Finalmente, não entendi direito o que estamos debatendo… entendi que você também havia falado que os professores estão sendo precarizados.
Oi Catatau,
demorei pra ver teu comentário aqui, me desculpe.
Estamos debatendo picuinhas de detalhe do texto, por que certamente estamos dando um enfoque muito parecido à questão.
Minha discordância com você é meramente uma questão de apresentação formal – tentar apresentar a situação como se fosse pior do que é de fato para conseguir a simpatia do público em geral.

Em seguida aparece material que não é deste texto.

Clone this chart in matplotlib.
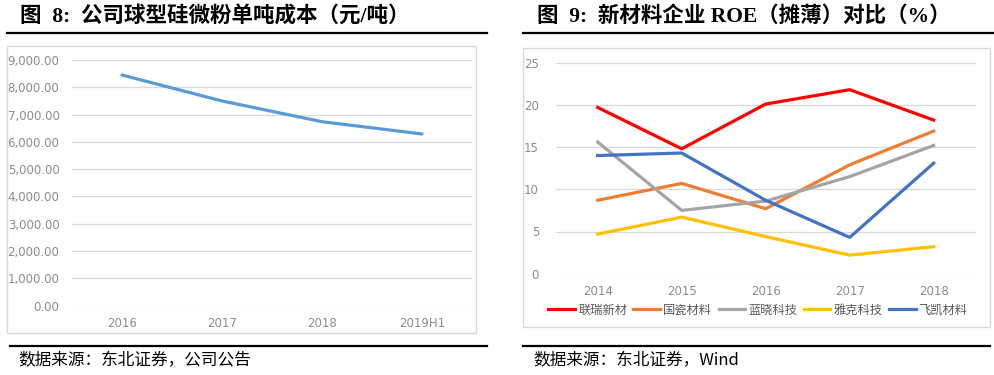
import matplotlib
matplotlib.use("Agg")
import matplotlib.pyplot as plt
from matplotlib.patches import Rectangle
from matplotlib.lines import Line2D

plt.rcParams['font.family'] = ['Noto Sans CJK SC', 'DejaVu Sans']

# ---- data ----
cost_years = ["2016", "2017", "2018", "2019H1"]
cost_values = [8450, 7500, 6740, 6290]
cost_ticks = [0, 1000, 2000, 3000, 4000, 5000, 6000, 7000, 8000, 9000]

roe_years = ["2014", "2015", "2016", "2017", "2018"]
roe_names = ["联瑞新材", "国瓷材料", "蓝晓科技", "雅克科技", "飞凯材料"]
roe_lianrui = [19.7, 14.8, 20.1, 21.8, 18.2]
roe_guoci = [8.7, 10.7, 7.7, 12.9, 16.9]
roe_lanxiao = [15.6, 7.5, 8.6, 11.5, 15.2]
roe_yake = [4.7, 6.7, 4.4, 2.2, 3.2]
roe_feikai = [14.0, 14.3, 8.7, 4.3, 13.1]
roe_ticks = [0, 5, 10, 15, 20, 25]

title_left = "图  8:  公司球型硅微粉单吨成本（元/吨）"
title_right = "图  9:  新材料企业 ROE（摊薄）对比（%）"
source_left = "数据来源：东北证券，公司公告"
source_right = "数据来源：东北证券，Wind"

W, H = 994, 375
fig = plt.figure(figsize=(W / 100, H / 100), dpi=100)

def fx(x):
    return x / W

def fy(y):
    return 1 - y / H

grid_c = "#D9D9D9"
tick_c = "#8C8C8C"

# frames
for (x0, y0, x1, y1) in [(7, 46, 476, 333), (523, 48, 990, 327)]:
    fig.patches.append(Rectangle((fx(x0), fy(y1)), fx(x1 - x0), (y1 - y0) / H,
                                 transform=fig.transFigure, fill=False,
                                 edgecolor="#D9D9D9", linewidth=1.0))

# title lines and source lines
for (x0, x1, y) in [(7, 487, 33), (523, 994, 33), (10, 487, 345.5), (523, 990, 345.5)]:
    fig.add_artist(Line2D([fx(x0), fx(x1)], [fy(y), fy(y)], transform=fig.transFigure,
                          color="black", linewidth=1.6))

title_fam = ['Liberation Serif', 'Noto Sans CJK SC']
fig.text(fx(20), fy(17), title_left, fontsize=15.5, fontweight='bold', family=title_fam,
         va='center', ha='left')
fig.text(fx(537), fy(17), title_right, fontsize=15.5, fontweight='bold', family=title_fam,
         va='center', ha='left')
fig.text(fx(18), fy(361), source_left, fontsize=12, family=['Noto Sans CJK SC'],
         va='center', ha='left')
fig.text(fx(533), fy(361), source_right, fontsize=12,
         family=['Noto Sans CJK SC', 'Liberation Serif'], va='center', ha='left')

# ---- left chart ----
ax1 = fig.add_axes([fx(72), fy(305.7), fx(400), 245.7 / H])
xs = list(range(len(cost_years)))
ax1.plot(xs, cost_values, color="#5B9BD5", linewidth=2.3, solid_capstyle='round')
ax1.set_xlim(-0.5, len(cost_years) - 0.5)
ax1.set_ylim(0, 9000)
ax1.set_yticks(cost_ticks)
ax1.set_yticklabels([f"{v:,.2f}" for v in cost_ticks])
ax1.set_xticks(xs)
ax1.set_xticklabels(cost_years)
ax1.grid(axis='y', color=grid_c, linewidth=0.9)
ax1.set_axisbelow(True)
for s in ax1.spines.values():
    s.set_visible(False)
ax1.tick_params(length=0, colors=tick_c, labelsize=8.5)
ax1.tick_params(axis='y', pad=9)
ax1.tick_params(axis='x', pad=8)
for lab in ax1.get_xticklabels() + ax1.get_yticklabels():
    lab.set_family(['DejaVu Sans'])

# ---- right chart ----
ax2 = fig.add_axes([fx(555.7), fy(273.7), fx(420), 211 / H])
rx = list(range(len(roe_years)))
series = [roe_lianrui, roe_guoci, roe_lanxiao, roe_yake, roe_feikai]
colors = ["#FF0000", "#ED7D31", "#A5A5A5", "#FFC000", "#4472C4"]
for name, vals, c in zip(roe_names, series, colors):
    ax2.plot(rx, vals, color=c, linewidth=2.3, label=name)
ax2.set_xlim(-0.5, len(roe_years) - 0.5)
ax2.set_ylim(0, 25)
ax2.set_yticks(roe_ticks)
ax2.set_xticks(rx)
ax2.set_xticklabels(roe_years)
ax2.grid(axis='y', color=grid_c, linewidth=0.9)
ax2.set_axisbelow(True)
for s in ax2.spines.values():
    s.set_visible(False)
ax2.tick_params(length=0, colors=tick_c, labelsize=8.5)
ax2.tick_params(axis='y', pad=12)
ax2.tick_params(axis='x', pad=8)
for lab in ax2.get_xticklabels() + ax2.get_yticklabels():
    lab.set_family(['DejaVu Sans'])
leg = ax2.legend(loc='center', bbox_to_anchor=(fx(758), fy(310)), bbox_transform=fig.transFigure,
                 ncol=5, frameon=False, fontsize=8.8, handlelength=2.2, handletextpad=0.25,
                 columnspacing=0.5, borderpad=0)
for t in leg.get_texts():
    t.set_color("#595959")

fig.savefig("out.png", dpi=100)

O valor que eu escrevi no comentário está lá na proposta do governo, linkada acima. O reajusta proposto pelo governo de fato não repõe as perdas salariais acumuladas desde 1994. É preciso que se reforce que os professores de Universidades Federais tiveram apenas um reajusta nos últimos 18 anos. Certamente o salário está achatado – mesmo assim continua sendo muito maior que os salários dos demais trabalhadores na área de educação.
As reividincações do movimento que eu não concordo, e aliás considero altamente abusivas (estão no documento da ANDES linkado acima): acabar com a exigência de mestrado e doutorado para ascender nos níveis da carreira e unificar as carreiras de professor universitário com a de professor de Ensino Médio.

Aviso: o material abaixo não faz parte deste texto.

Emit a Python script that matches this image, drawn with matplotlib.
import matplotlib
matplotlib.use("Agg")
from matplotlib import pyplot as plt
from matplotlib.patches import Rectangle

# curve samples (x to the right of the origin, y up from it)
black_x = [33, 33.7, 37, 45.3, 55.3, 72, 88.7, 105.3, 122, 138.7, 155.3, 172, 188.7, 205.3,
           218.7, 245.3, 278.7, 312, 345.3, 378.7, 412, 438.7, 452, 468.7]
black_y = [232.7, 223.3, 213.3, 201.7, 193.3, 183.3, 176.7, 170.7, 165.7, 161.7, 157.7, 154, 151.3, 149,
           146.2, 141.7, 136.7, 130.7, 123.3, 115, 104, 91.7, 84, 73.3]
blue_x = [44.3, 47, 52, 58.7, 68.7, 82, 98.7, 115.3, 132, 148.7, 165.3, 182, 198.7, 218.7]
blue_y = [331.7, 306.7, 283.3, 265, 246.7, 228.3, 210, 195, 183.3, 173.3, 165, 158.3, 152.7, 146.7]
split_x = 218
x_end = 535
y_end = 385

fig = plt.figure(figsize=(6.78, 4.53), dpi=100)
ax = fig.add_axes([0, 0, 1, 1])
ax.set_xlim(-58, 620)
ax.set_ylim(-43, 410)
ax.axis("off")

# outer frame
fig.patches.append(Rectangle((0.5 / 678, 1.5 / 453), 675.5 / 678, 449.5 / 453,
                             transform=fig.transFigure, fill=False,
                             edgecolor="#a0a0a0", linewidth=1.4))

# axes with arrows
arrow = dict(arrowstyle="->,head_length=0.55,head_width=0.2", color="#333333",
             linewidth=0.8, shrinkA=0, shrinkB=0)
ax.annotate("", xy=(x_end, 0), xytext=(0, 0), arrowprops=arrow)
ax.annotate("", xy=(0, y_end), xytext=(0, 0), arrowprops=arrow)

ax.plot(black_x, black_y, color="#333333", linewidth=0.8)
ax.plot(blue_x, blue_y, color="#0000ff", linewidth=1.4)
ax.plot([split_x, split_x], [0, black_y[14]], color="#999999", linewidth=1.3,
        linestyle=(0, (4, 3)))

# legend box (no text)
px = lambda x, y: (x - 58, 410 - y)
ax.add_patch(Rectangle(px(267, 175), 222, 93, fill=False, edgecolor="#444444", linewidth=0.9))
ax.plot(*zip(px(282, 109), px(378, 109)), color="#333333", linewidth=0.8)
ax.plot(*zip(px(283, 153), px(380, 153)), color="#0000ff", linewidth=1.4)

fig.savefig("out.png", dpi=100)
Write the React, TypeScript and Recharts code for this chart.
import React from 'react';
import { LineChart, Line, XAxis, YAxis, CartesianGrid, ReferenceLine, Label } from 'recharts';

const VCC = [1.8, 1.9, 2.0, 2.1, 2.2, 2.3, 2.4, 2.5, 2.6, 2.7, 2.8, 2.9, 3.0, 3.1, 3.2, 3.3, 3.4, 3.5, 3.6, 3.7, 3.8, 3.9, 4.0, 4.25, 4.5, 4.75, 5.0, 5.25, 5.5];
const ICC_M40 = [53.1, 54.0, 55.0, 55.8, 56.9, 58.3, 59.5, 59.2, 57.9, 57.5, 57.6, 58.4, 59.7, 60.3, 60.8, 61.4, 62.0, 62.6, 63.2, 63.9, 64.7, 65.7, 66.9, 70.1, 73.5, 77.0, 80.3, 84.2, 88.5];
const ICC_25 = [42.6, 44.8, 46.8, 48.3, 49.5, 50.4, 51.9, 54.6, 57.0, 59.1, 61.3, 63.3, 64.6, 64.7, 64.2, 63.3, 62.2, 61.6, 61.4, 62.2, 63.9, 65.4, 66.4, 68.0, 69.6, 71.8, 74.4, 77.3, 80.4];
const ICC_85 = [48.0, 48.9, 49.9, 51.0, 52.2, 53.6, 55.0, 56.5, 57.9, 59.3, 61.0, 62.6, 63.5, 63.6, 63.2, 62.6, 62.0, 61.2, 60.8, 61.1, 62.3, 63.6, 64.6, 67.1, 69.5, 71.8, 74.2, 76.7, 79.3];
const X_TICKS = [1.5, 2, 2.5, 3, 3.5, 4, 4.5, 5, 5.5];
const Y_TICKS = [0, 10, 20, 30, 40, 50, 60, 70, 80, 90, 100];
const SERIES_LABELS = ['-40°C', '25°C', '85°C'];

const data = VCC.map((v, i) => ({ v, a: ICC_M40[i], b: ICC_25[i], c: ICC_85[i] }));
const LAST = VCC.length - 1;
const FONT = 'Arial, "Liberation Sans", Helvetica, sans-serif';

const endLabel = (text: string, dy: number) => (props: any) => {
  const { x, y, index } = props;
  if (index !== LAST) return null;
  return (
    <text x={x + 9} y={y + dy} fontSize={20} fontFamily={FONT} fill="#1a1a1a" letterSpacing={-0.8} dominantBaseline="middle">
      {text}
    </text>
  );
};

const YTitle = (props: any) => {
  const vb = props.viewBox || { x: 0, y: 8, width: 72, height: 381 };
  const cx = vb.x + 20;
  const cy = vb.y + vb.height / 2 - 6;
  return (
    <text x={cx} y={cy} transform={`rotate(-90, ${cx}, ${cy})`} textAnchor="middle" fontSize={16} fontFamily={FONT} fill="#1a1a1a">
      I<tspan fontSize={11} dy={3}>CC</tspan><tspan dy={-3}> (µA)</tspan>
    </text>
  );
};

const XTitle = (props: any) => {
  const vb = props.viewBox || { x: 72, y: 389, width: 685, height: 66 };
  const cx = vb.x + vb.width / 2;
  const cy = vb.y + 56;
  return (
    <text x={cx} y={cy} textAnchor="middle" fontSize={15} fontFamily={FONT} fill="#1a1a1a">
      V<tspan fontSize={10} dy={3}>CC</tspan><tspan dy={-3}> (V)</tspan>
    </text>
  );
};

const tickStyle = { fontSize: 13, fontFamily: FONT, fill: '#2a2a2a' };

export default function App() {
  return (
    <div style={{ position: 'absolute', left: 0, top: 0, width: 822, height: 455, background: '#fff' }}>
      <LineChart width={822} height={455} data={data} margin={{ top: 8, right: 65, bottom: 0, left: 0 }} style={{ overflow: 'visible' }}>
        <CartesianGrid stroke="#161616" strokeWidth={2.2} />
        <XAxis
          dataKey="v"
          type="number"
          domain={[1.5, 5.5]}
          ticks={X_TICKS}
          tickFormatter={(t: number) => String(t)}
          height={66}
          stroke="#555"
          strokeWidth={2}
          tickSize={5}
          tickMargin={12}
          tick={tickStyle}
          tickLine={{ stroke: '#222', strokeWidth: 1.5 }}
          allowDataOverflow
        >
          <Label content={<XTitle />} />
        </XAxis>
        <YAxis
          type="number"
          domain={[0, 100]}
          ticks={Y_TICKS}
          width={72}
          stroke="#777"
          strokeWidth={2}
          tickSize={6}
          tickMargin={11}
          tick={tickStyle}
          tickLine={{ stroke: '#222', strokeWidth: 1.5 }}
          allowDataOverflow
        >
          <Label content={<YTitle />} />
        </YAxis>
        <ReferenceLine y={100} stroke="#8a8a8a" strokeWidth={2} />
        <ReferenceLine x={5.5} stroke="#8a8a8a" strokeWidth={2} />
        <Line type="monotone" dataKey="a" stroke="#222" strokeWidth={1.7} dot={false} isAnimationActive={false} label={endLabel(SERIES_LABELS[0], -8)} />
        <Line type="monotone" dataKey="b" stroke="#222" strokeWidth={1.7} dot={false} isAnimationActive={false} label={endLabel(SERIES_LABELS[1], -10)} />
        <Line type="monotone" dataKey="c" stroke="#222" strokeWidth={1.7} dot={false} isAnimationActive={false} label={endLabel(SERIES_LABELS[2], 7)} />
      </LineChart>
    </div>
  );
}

O novo plano de carreira apresentado é razoável. Acho que a greve deveria acabar, mantendo um canal de pressão para que haja um plano de melhoras contínuas que evitem que continue acontecendo o que aconteceu nos últimos governos, com longo congelamento de salários, falta de contratações para repor aposentadorias e demissões bem como falta de investimento na estrutura física.

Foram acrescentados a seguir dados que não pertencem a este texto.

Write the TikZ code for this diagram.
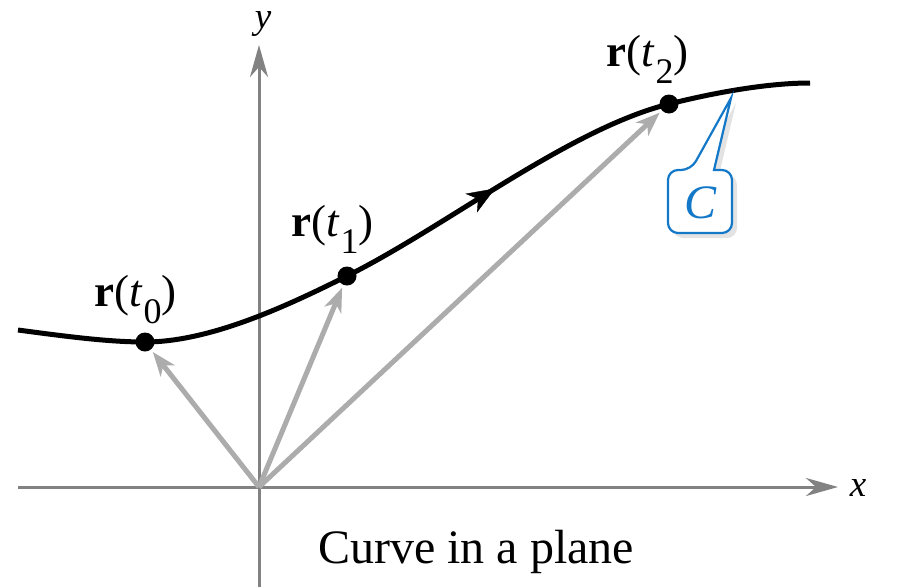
\documentclass[tikz,border=0pt]{standalone}
\usepackage{fontspec}
\setmainfont{Liberation Serif}
\usetikzlibrary{arrows.meta,decorations.markings,shadows}
\definecolor{axisgray}{RGB}{130,130,130}
\definecolor{vecgray}{RGB}{172,172,172}
\definecolor{callblue}{RGB}{20,120,200}
\newcommand{\rlab}[1]{{\bfseries r}(\textit{t}\kern1pt\raisebox{-0.85ex}{\fontsize{36}{40}\selectfont #1})}
\tikzset{
  axisline/.style={draw=axisgray, line width=3pt, -{Stealth[length=32pt,width=18pt,inset=10pt]}},
  vec/.style={draw=vecgray, line width=5pt, shorten >=3pt, -{Stealth[length=24pt,width=18pt,inset=7pt]}},
  curveline/.style={draw=black, line width=5pt},
  dot/.style={circle, fill=black, inner sep=0pt, minimum size=19pt},
  lab/.style={font=\fontsize{45}{50}\selectfont, anchor=base west, inner sep=0pt},
  axlab/.style={font=\fontsize{37}{42}\selectfont\itshape, inner sep=0pt, anchor=base},
}
\begin{document}
\begin{tikzpicture}[x=1pt,y=-1pt]
\useasboundingbox (0,0) rectangle (897,587);
% axes
\coordinate (xs) at (18,487);
\coordinate (xe) at (838,487);
\coordinate (ys) at (259,587);
\coordinate (ye) at (259,45);
\coordinate (O) at (259,487);
\draw[axisline] (xs) -- (xe);
\draw[axisline] (ys) -- (ye);
\node[axlab] (xl) at (858,496) {x};
\node[axlab] (yl) at (263,28) {y};
% curve
\coordinate (S) at (18,330);
\coordinate (E) at (810,83);
\draw[curveline] (S) .. controls (70,337) and (110,342) .. (145,342)
  .. controls (210,342) and (287,306) .. (347,276)
  .. controls (447,226) and (569,129) .. (669,104)
  .. controls (719,91.5) and (770,83) .. (E);
\path[decoration={markings, mark=at position 0.47 with {\arrow{Stealth[length=28pt,width=22pt,inset=8pt]}}}, postaction=decorate]
  (347,276) .. controls (447,226) and (569,129) .. (669,104);
% points
\node[dot] (P0) at (145,342) {};
\node[dot] (P1) at (347,276) {};
\node[dot] (P2) at (669,104) {};
% vectors
\draw[vec] (O) -- (P0);
\draw[vec] (O) -- (P1);
\draw[vec] (O) -- (P2);
% labels
\node[lab] (L0) at (94,306) {\rlab{0}};
\node[lab] (L1) at (291,236) {\rlab{1}};
\node[lab] (L2) at (606,66) {\rlab{2}};
% callout
\draw[draw=callblue, line width=2.2pt, fill=white, line join=miter,
      drop shadow={opacity=0.22, shadow xshift=5pt, shadow yshift=-5pt}]
  (714,170) [rounded corners=10pt] -- (732,170) -- (732,233) -- (668,233) -- (668,170) -- (691,170) [sharp corners] -- (731,98) -- cycle;
\node[font=\fontsize{48}{52}\selectfont\itshape, text=callblue, inner sep=0pt] (C) at (700,203) {C};
% caption
\node[font=\fontsize{48}{54}\selectfont, inner sep=0pt, anchor=base] (cap) at (476,563) {Curve in a plane};
\end{tikzpicture}
\end{document}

No mais, considero que greves prolongadas como essa dão resultado negativo perante a opinião pública – e os sindicatos deveriam levar isso em consideração. Estamos agora com indicativo de greve também nas estaduais do Paraná, que eu espero que seja revertido com o anúncio do governador de que está enviando projeto à AL que cumpre acordo salarial negociado para igualar o salário de professores com o dos técnico-administrativos (hoje nas estaduais um técnico de laboratório com doutorado ganha mais que o professor doutor que coordena a pesquisa no laboratório).